Managing director James Daunt told The Bookseller he hoped to open around 12 new shops this year and continue the company’s refurbishment programme. If the planned number of new shops are realised and none close, it will bring the total in the estate to 294 (there were 274 in April 2017).
“Lots of shops aren’t as good as they should be,” Daunt said. “One of the benefits of a more trying retail environment is that the availability of shops goes up. High street banks shutting down also provides us with an opportunity [to occupy their vacated premises].”
The company opened five new outlets before Christmas. Three were smaller in size and named after their local area (The Deal Bookshop, The
Weybridge Bookshop and The Blackheath Bookshop), while new shops in St Neots and Epsom carry the Waterstones branding.
While the company aims to open new outlets, some established branches continue to face lease renewals or planning permission obstacles. The company’s Notting Hill Gate branch is in a precarious position because there is a process ongoing to approve planning permission to redevelop the site, Daunt said.

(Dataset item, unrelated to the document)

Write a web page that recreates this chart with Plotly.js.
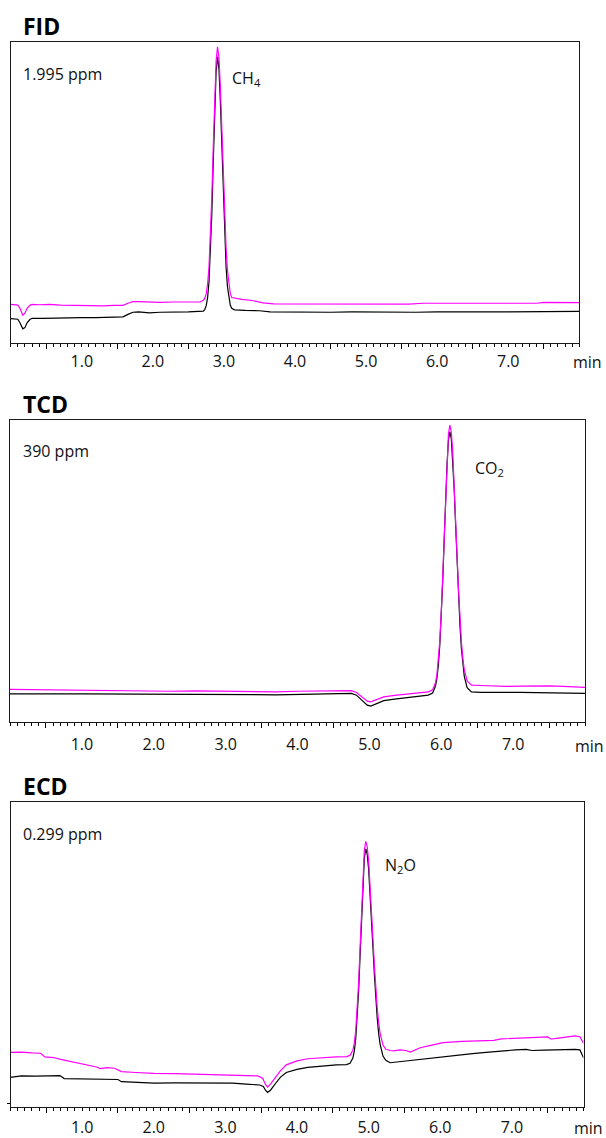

He is also mindful of the general economy and the fact that shopping centres are being hit by lower footfall. “The wider economy is always a concern and much depends on what happens with Brexit,” Daunt added. “If the country becomes poorer, it will impact on us. Footfall is down in shopping centres, which shows the chill winds of economic reality are beginning to bite, or that people are beginning to shop online. If there is uncertainty, people will spend less money in shops.”
Despite this he said the chain’s current place in the market was stable. “The excitements we have had over the past few years—not knowing to what level e-books and online sales will grow—have largely levelled out,” he said. “Our current place within the market is very stable. We deliver a really good service and have good shops in place. If the shops are good, sales go up; if they are not, sales go down.”
He was speaking after the company’s latest results were released through Companies House last week (19th January). They showed that sales totalled £403.8m in the 52 weeks to 29th April 2017, down 1.3% (from £409.1m). Pretax profit was up 80% to £18m (from £9.9m), and operating profit jumped 28% to £26.6m (from £20.8m), although profit after tax fell to £16.1m, an 8.5% fall from £17.6m a year earlier. The accounts include sales from its UK shops and outlets in Ireland, Holland and Belgium.
Daunt attributed the lower sales in the period to a handful of profitable shops he was forced to close after landlord negotiations, such as the Oxford Street West and Wimbledon branches. The jump in operating profit was achieved through more efficient running of the overall business, he said.
The accounts show capital investment in the business had grown from £9m in the previous year to £9.6m. The company will continue to invest around £9m annually in improvements, Daunt said, focusing on its online operation and further store refurbishments.
In October it was reported that Waterstones’ Russian owner Alexander Mamut had put the business up for sale with a price tag of £250m, with the deal being handled by corporate financier N M Rothschild.
While Daunt said earlier this week the sale process had resumed after a Christmas break, he dismissed the suggestion a deal was imminent. “Selling a business is a complicated process. The owner agrees to put the business up for sale, then there is a period of due diligence, where potential buyers assess whether Waterstones is what it appears to be. Then there has to be an agreement drawn up. That all takes quite a lot of time and we are in the relatively early stages of that whole process. But I hope it is done quickly.”
He told The Bookseller “the most logical” buyer of the business would be a private equity firm and the suggestion of Waterstones being sold “to a trade buyer” such as Amazon or W H Smith was “nonsense”. When asked if he was confident the business would find a buyer, Daunt said: “I would have thought so. We are looking at a solid set of accounts.” He added: “It’s no secret that it is for sale and it’s no secret that quite a few people are interested in it.”
He also expressed a desire to continue his seven-year stint at the helm of the business after it has been sold. “Obviously, I am here as long as Mamut wants me and as long as the new owner wants me,” he said.